Главу о поражении Милюкова (еще не осознанном вполне, но уже, по сути, случившемся) итожит пословица: «САМ РЫБАК В МЕРЕЖУ ПОПАЛ» (128), более раннюю главу о Гучкове, уразумевающем, что все идет прахом, — другая: «РОДИШЬСЯ В ЧИСТОМ ПОЛЕ, А УМИРАЕШЬ В ТЁМНОМ ЛЕСЕ» (34). Сколь ни различны интонации этих паремий (иронично-усмешливая — в случае Милюкова, скорбно-отчаянная — в случае Гучкова), личности министров (Милюков сохраняет изысканно ледяную корректность и твердую рассудительность даже в те мгновения, когда он — неожиданно для ближайших соратников вроде Набокова — оказывается способным ощутить человеческую боль; Гучков, истомленный болезнью, семейными неурядицами, общим распадом, который видит яснее и раньше Милюкова, и скрытым сознанием собственной вины за происходящее, утрачивает свою природную мужскую стать и тоскливо думает о подступающей совсем негероической смерти), чувства, с которыми пишет своих героев Солженицын, — общее в обрисовке былых соперников важнее этих достаточно весомых частностей. Они предельно одиноки, им не дано составить союз (к этому мотиву мы еще вернемся) или принять действительно сильное решение — ни вместе, ни порознь они не могут остановить ими же некогда подтолкнутое Красное Колесо.
Не в конкретных изгибах политической кривой суть. Едва ли российская история пошла бы иначе, если б Милюков в апреле «пережал» Львова с Керенским и сохранил за собой министерство иностранных дел (и тем паче — пересел в кресло министра просвещения). И, действуй Гучков тверже, заставь он министров — «отполированного» артиста-демагога Терещенко, ласкового соглашателя Львова, робко понурившихся, кроме Милюкова, прочих коллег — принять предложение Корнилова о призвании верных войск 20 апреля (56), тоже мало бы что изменилось. (Ведь и без того Милюков «
Сейчас — только новый военный переворот — уже против Совета — и был спасением революции.
Но министры — ни один, ни за что — не пойдут на это. Вот если б устроилось как-нибудь само собой, без них. Чтоб им ни за что не нести ответственности!
Как говорил Столыпин: я жажду ответственности!
Да и на это бы Гучков пошёл, отчего же? Но не только болезнь его подкосила, — Армия! Если так пойдёт — через 3–4 недели её вообще не будет.

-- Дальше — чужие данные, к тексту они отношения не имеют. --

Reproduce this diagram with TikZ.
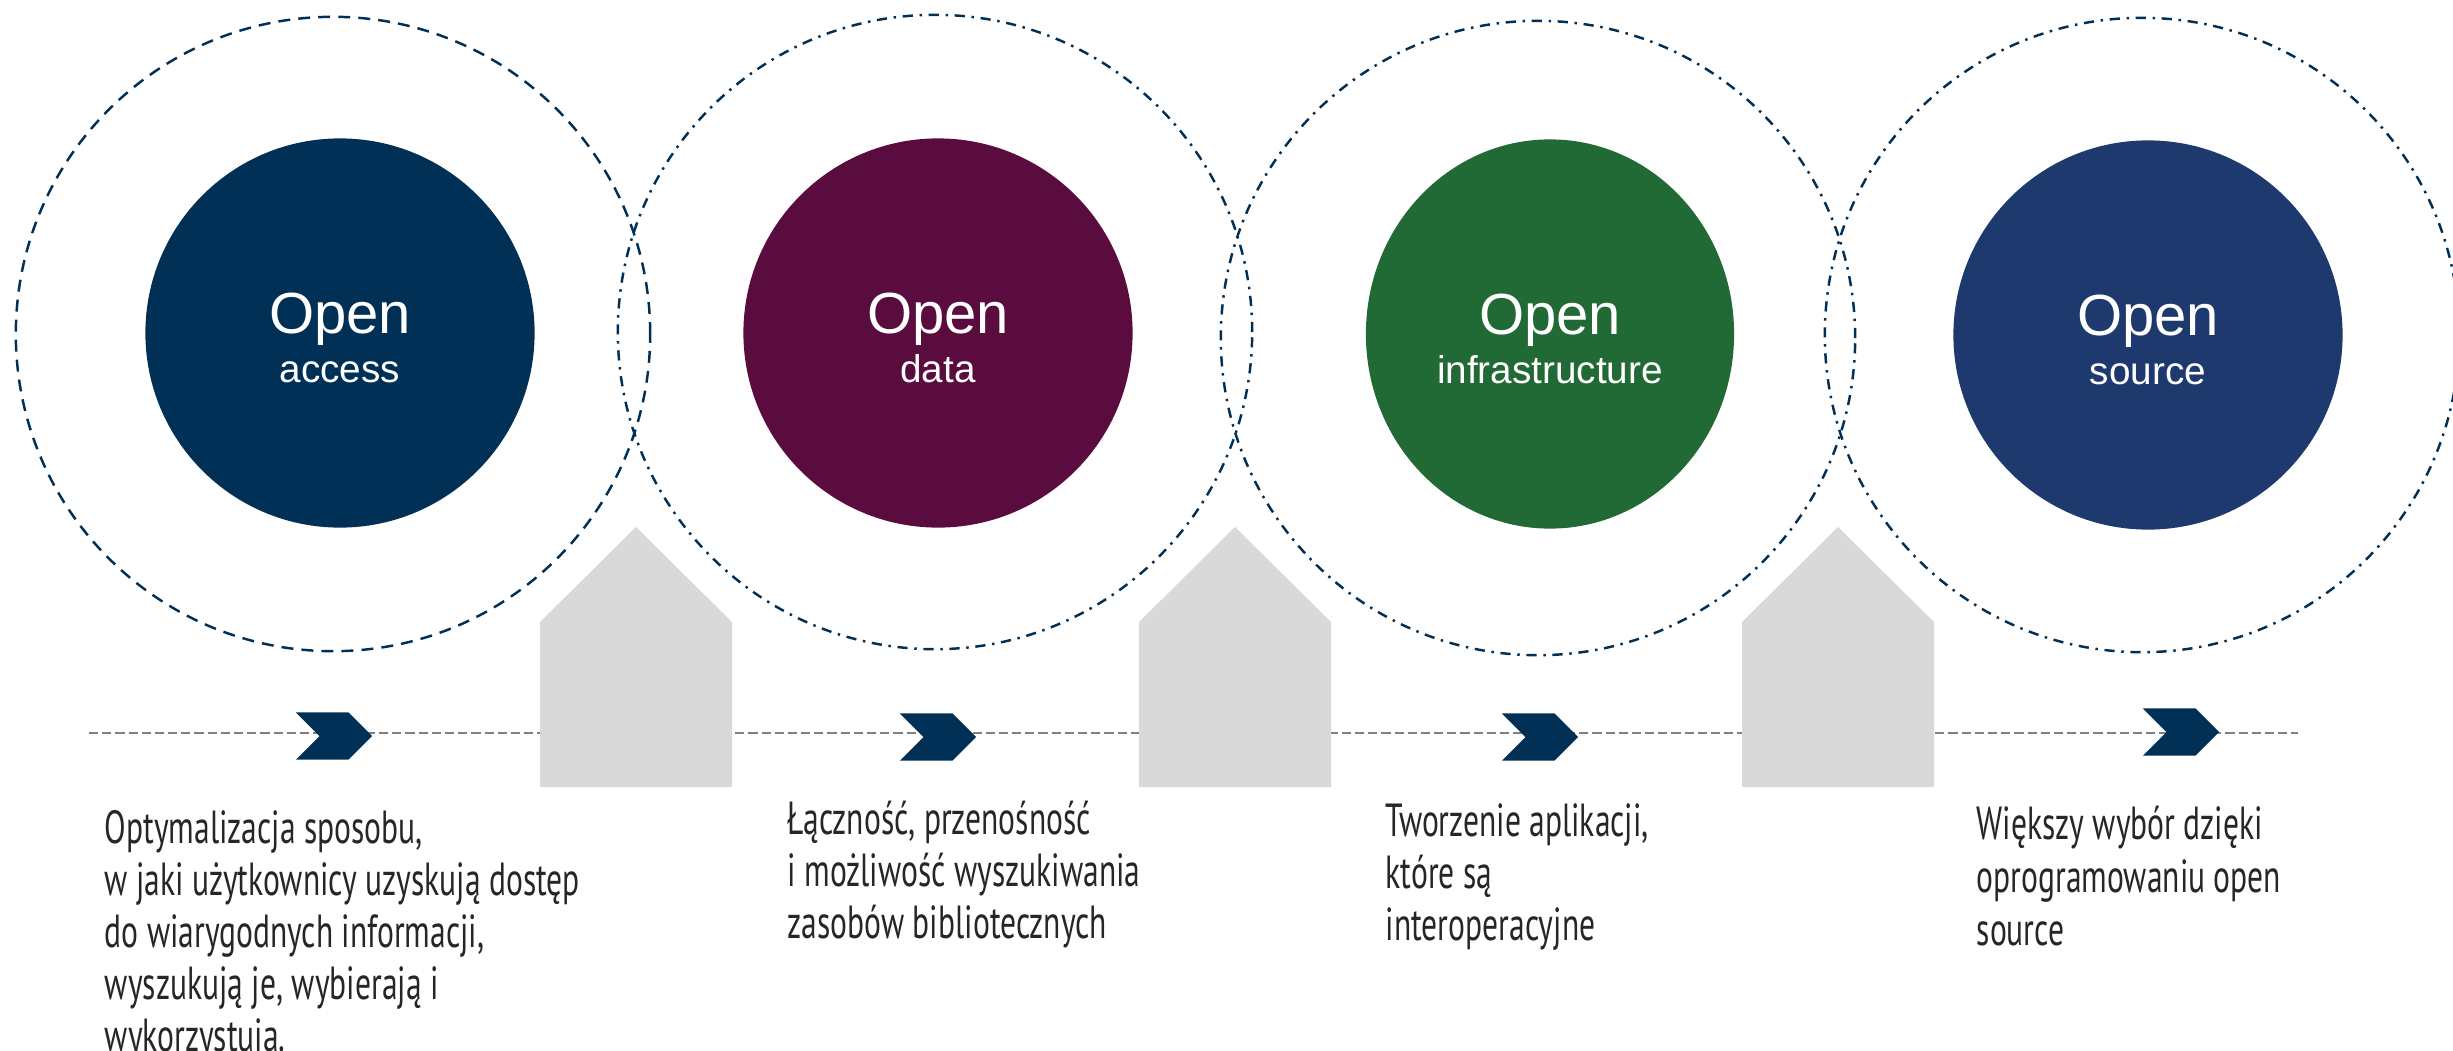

Но коли так чётко (и верно) видишь угрозу, не отступать надо, не предлагать коллегам общий уход (разумеется, благородный, но никак не противодействующий энтропии), а наступать. Ведь именно об этом «спустя много лет, в эмиграции, пошутил Милюков Гучкову: „В одном только я вас, Александр Иваныч, виню: что вы тогда не арестовали нас всех, министров, вместо того чтобы подавать в отставку“» (131). Кажется, всё — просто, а новый заговор не может сложиться (как, впрочем, не состаивался старый осенью Шестнадцатого, зимой Семнадцатого), хотя думает о необходимости жестких действий не один Гучков.
Так, еще раньше Воротынцев замысливает тайный «твёрдый союз военных людей», который смог бы вывести страну одновременно из войны и революции:
Кто же бы? кто бы стал во главе?
Алексеев? Нет. Нет, не решится никогда.
Гурко! — несомненно, вот кто может возглавить! Острый, мгновенный, крутой!
Надо поехать к нему — и предложить откровенно.
Будто расслышав призывы полковника, в следующей главе рефлектирует славный генерал, новый Главнокомандующий Западного фронта, уже наглядевшийся и на творцов революции, и на разгул фронтового съезда:
И вот в такой ничтожности — состояло его призвание сыграть роль спасителя России?
Упускал он какое-то большее движение? решительней? Но — какое?
Нужна диктатура. Всероссийская.
Да откуда её теперь взять? –
безответно спрашивает себя адмирал Колчак.